Solr search sharding
Sharding overview
To distribute an index, you divide it into partitions called shards. Shards can share
the same Search Docker container or be run separately in their own Search
containers, depending on system performance. If your Search shard containers and the
Search master container are not located in the same virtual machine or physical
machine, you can require extra distributed file system technology, such as
remoteStorage
, to allow the Search shard containers to share an
index folder with the master container.
Once all of the index shards are successfully populated, they can be merged in one optimized index, to be used with your storefront for sorting, faceting and filtering.

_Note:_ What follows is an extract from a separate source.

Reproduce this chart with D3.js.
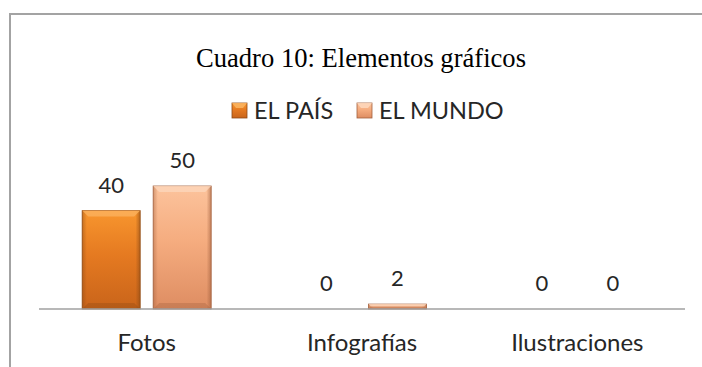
<!DOCTYPE html>
<html>
<head>
<meta charset="utf-8">
<script src="https://cdn.jsdelivr.net/npm/d3@7/dist/d3.min.js"></script>
<style>
html,body{margin:0;padding:0;background:#fff;overflow:hidden;}
svg{display:block;}
</style>
</head>
<body>
<svg id="chart" width="702" height="367"></svg>
<script>
const titleText = "Cuadro 10: Elementos gráficos";
const categories = ["Fotos", "Infografías", "Ilustraciones"];
const seriesNames = ["EL PAÍS", "EL MUNDO"];
const elPais = [40, 0, 0];
const elMundo = [50, 2, 0];
const seriesValues = [elPais, elMundo];

const svg = d3.select("#chart");

// gradients
const defs = svg.append("defs");
const palettes = [
  {id: "g0", top: "#F8962E", mid: "#E57A21", bot: "#C9641A", edge: "#8E4A14", hi: "#FBB25E"},
  {id: "g1", top: "#FCC39C", mid: "#F5AC7F", bot: "#DE8D62", edge: "#A2603E", hi: "#FDD6BA"}
];
palettes.forEach(p => {
  const g = defs.append("linearGradient").attr("id", p.id).attr("x1", 0).attr("y1", 0).attr("x2", 0).attr("y2", 1);
  g.append("stop").attr("offset", "0%").attr("stop-color", p.top);
  g.append("stop").attr("offset", "45%").attr("stop-color", p.mid);
  g.append("stop").attr("offset", "100%").attr("stop-color", p.bot);
  const h = defs.append("linearGradient").attr("id", p.id + "h").attr("x1", 0).attr("y1", 0).attr("x2", 1).attr("y2", 0);
  h.append("stop").attr("offset", "0%").attr("stop-color", p.edge).attr("stop-opacity", 0.45);
  h.append("stop").attr("offset", "8%").attr("stop-color", p.edge).attr("stop-opacity", 0);
  h.append("stop").attr("offset", "92%").attr("stop-color", p.edge).attr("stop-opacity", 0);
  h.append("stop").attr("offset", "100%").attr("stop-color", p.edge).attr("stop-opacity", 0.6);
});

// frame (top and left edges only; the rest lies outside the picture)
svg.append("path").attr("d", "M10,367 L10,14 L702,14")
  .attr("fill", "none").attr("stroke", "#a3a3a3").attr("stroke-width", 2);

// title
svg.append("text").attr("x", 361).attr("y", 67).attr("text-anchor", "middle")
  .attr("font-family", "'Liberation Serif', 'Times New Roman', serif")
  .attr("font-size", 28).attr("fill", "#000")
  .attr("textLength", 330).attr("lengthAdjust", "spacingAndGlyphs")
  .text(titleText);

// scales
const x0 = d3.scaleBand().domain(categories).range([39, 685]).padding(0);
const x1 = d3.scaleBand().domain(seriesNames).range([0, x0.bandwidth()])
  .paddingInner(0.183).paddingOuter(0.608);
const y = d3.scaleLinear().domain([0, 50]).range([309, 186]);

const font = "Lato, 'Open Sans', sans-serif";
const textColor = "#262626";

// bars
seriesNames.forEach((s, si) => {
  const p = palettes[si];
  categories.forEach((c, ci) => {
    const v = seriesValues[si][ci];
    const bx = x0(c) + x1(s);
    const bw = x1.bandwidth();
    const by = y(v);
    const bh = y(0) - y(v);
    if (bh > 0) {
      const g = svg.append("g");
      g.append("rect").attr("x", bx).attr("y", by).attr("width", bw).attr("height", bh)
        .attr("fill", `url(#${p.id})`).attr("stroke", p.edge).attr("stroke-width", 0.8);
      g.append("rect").attr("x", bx).attr("y", by).attr("width", bw).attr("height", bh)
        .attr("fill", `url(#${p.id}h)`);
      const bev = Math.min(6, bh / 2);
      g.append("path")
        .attr("d", `M${bx},${by} L${bx + bw},${by} L${bx + bw - bev},${by + bev} L${bx + bev},${by + bev} Z`)
        .attr("fill", p.hi).attr("opacity", 0.8);
      g.append("path")
        .attr("d", `M${bx},${by + bh} L${bx + bw},${by + bh} L${bx + bw - bev},${by + bh - bev} L${bx + bev},${by + bh - bev} Z`)
        .attr("fill", p.edge).attr("opacity", 0.35);
    }
    svg.append("text").attr("x", bx + bw / 2).attr("y", by - 18)
      .attr("text-anchor", "middle").attr("font-family", font).attr("font-size", 22)
      .attr("fill", textColor).text(v);
  });
});

// axis line
svg.append("line").attr("x1", 39).attr("x2", 685).attr("y1", y(0)).attr("y2", y(0))
  .attr("stroke", "#a0a0a0").attr("stroke-width", 1.5);

// category labels
svg.append("g").selectAll("text").data(categories).join("text")
  .attr("x", d => x0(d) + x0.bandwidth() / 2).attr("y", 351)
  .attr("text-anchor", "middle").attr("font-family", font).attr("font-size", 24)
  .attr("fill", textColor).text(d => d);

// legend
const legendX = [232, 357];
seriesNames.forEach((s, si) => {
  const p = palettes[si];
  const g = svg.append("g").attr("transform", `translate(${legendX[si]},103)`);
  g.append("rect").attr("width", 15).attr("height", 15).attr("fill", `url(#${p.id})`)
    .attr("stroke", p.edge).attr("stroke-width", 0.8);
  g.append("path").attr("d", "M0,0 L15,0 L11,5 L4,5 Z").attr("fill", p.hi).attr("opacity", 0.9);
  g.append("text").attr("x", 22).attr("y", 16).attr("font-family", font).attr("font-size", 23.5)
    .attr("fill", textColor).text(s);
});
</script>
</body>
</html>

There are two stages to index sharding with multiple JVMs, as there are with a single JVM. In the first stage, the original data is split into multiple ranges. Each range of data is preprocessed and they are indexed into a shard’s index cores in parallel. In the second stage, all the shards’ index cores are merged into the Search master's corresponding index core. For example, CatalogEntry structured shard indexes are merged into the Search master CatalogEntry structured index, and unstructured shard indexes are merged into the Search master unstructured index core. For multiple JVMs, the standard approach is to build each shard index in a separate Search server container. If system resources permit, you can configure one Search server to build multiple shard indexes.
Some extra steps are needed to map volumes between containers and an outside file system. The Search master container needs this mapping so that it can access all shard index folders.

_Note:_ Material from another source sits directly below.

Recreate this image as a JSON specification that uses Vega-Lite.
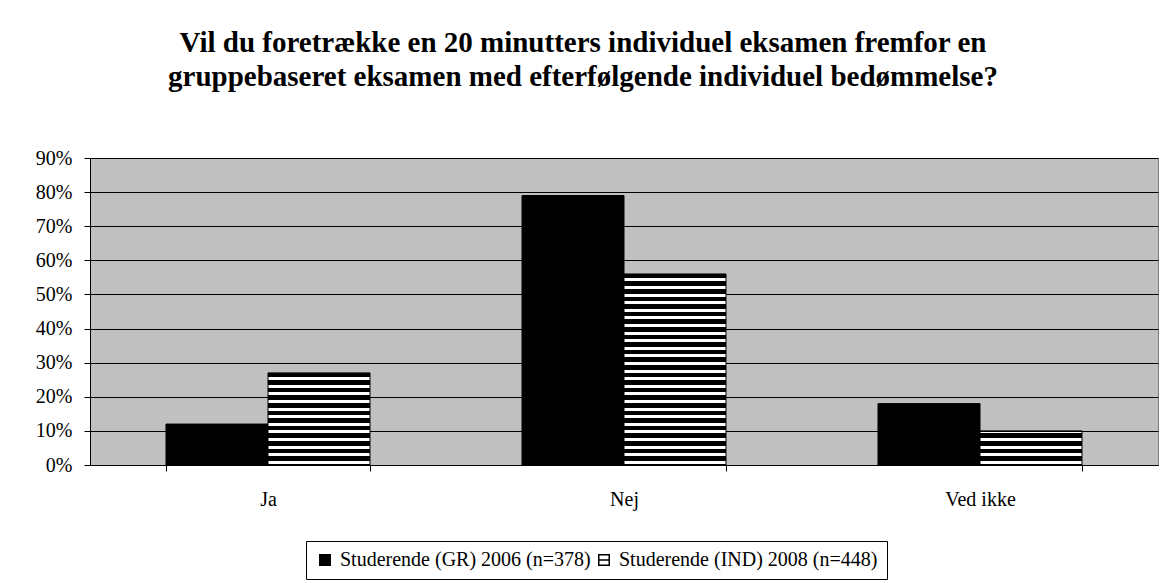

Once you have set up your shard environment, you can then perform indexing to each shard using the di-parallel-process utility. The following diagram shows the two stages for sharding in multiple search docker containers.
Sharding considerations
- Determine the number of shards that you will be using, based on the available capacity of your server. At least one CPU core must be available for each separate index shard.
- If you are using index replication, do not configure any of your index shards to participate in your index replication network. These shards are only used for index building. The final version of the index should be on the master server, which should then be replicated to the repeater and then to the subordinates.
- Allocate enough heap memory for each of your index shards. Refer to HCL Commerce Search performance tuning for recommendations on how to configure the solrconfig.xml configuration file.
Sharding deployment
Kubernetes and Docker Compose-based deployment guidelines and samples are provided with the release of HCL Commerce 9.1.16.0.